Continuum
- Publishers: Zephyr Enterprises (US), MBT Games (US)
- Years active: ~1993 to unknown
- Genres: science fiction, space opera
- Languages: English
- Players: 20
- Playing time: Fixed
- Materials required: Instructions, order sheets, turn results, paper, pencil
- Media type: Play-by-mail

= Continuum (play-by-mail game) =

Science fiction play-by-mail game

Continuum is a closed-end, science fiction play-by-mail game of expansion and conquest published by Zephyr Enterprises and MBT Games. A game of space exploration and conquest, up to 20 players per game started with a star system and attempted to eliminate all other players. An alternate ending was possible by agreement with remaining players. Exploration, economics, diplomacy, technology advancement, and combat were game elements. Players could develop fleets up to 25 starships. The game received generally positive reviews in various gaming magazines in the 1990s.

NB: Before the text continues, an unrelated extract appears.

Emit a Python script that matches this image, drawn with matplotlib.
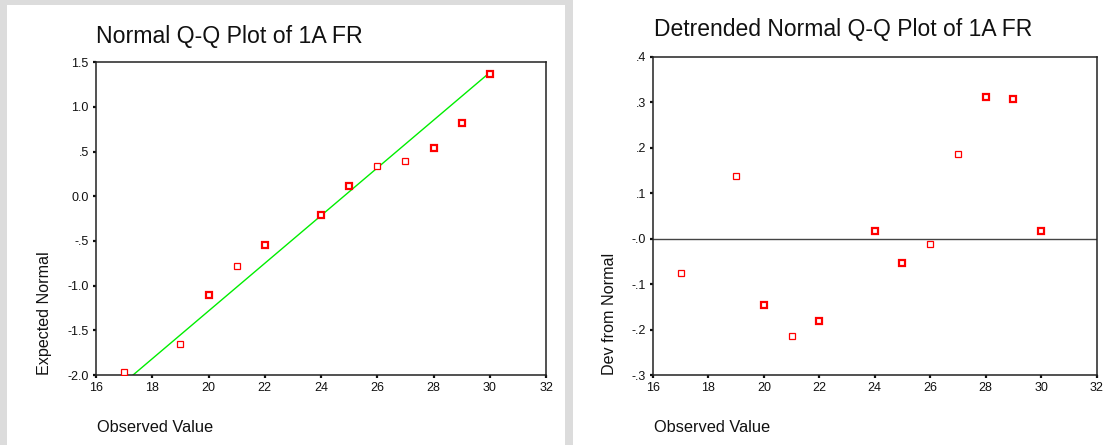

==History and development==
Continuum was a science fiction play-by-mail game, of expansion and conquest published by Zephyr Enterprises. It was a game of medium to high complexity. Games were closed-ended, with each drawing to a conclusion. By 1998, it was being published by MBT Games of North Highland, CA.

==Gameplay==
There were up to 20 players per game—each beginning with a star system. The game's purpose was to eliminate the other players. An alliance of remaining players could also call the game to an end. Exploration, economics, diplomacy, and combat were all game elements. Gameplay took place on a hex map with 1600 hexes and 160 stars. Players could invest to increase technology levels for weapons, ship propulsion, and other ship components. Over time, players could develop fleets of up to 25 ships.

==Reception==
Joey Browning reviewed Continuum in the January–February 1994 issue of Flagship. He called it a fun game and praised the gamemaster while cautioning against some tedium involved with filling out the turns. He stated that "If you're looking for a moderately deep game with simple rules and an emphasis on naval combat, this is a good one to try." Mark Macagnone reviewed the game in the September–October 1995 issue of Paper Mayhem. He rated the game 4 stars of 5 for Fun Index, 4.5 stars for the gamemaster response and the Rulebook, and 5 stars for Turn Sheets and Turn Results, with an overall rating of 4.75 stars. Stacey Faust reviewed the game in the March–April 1998 issue of Paper Mayhem, also calling the game fun. She rated the game 4.5 of 5 stars for Fun and Moderation, and 5 stars for Challenge/Frustration, Playability, and Value. She recommended the game for both novices and experts.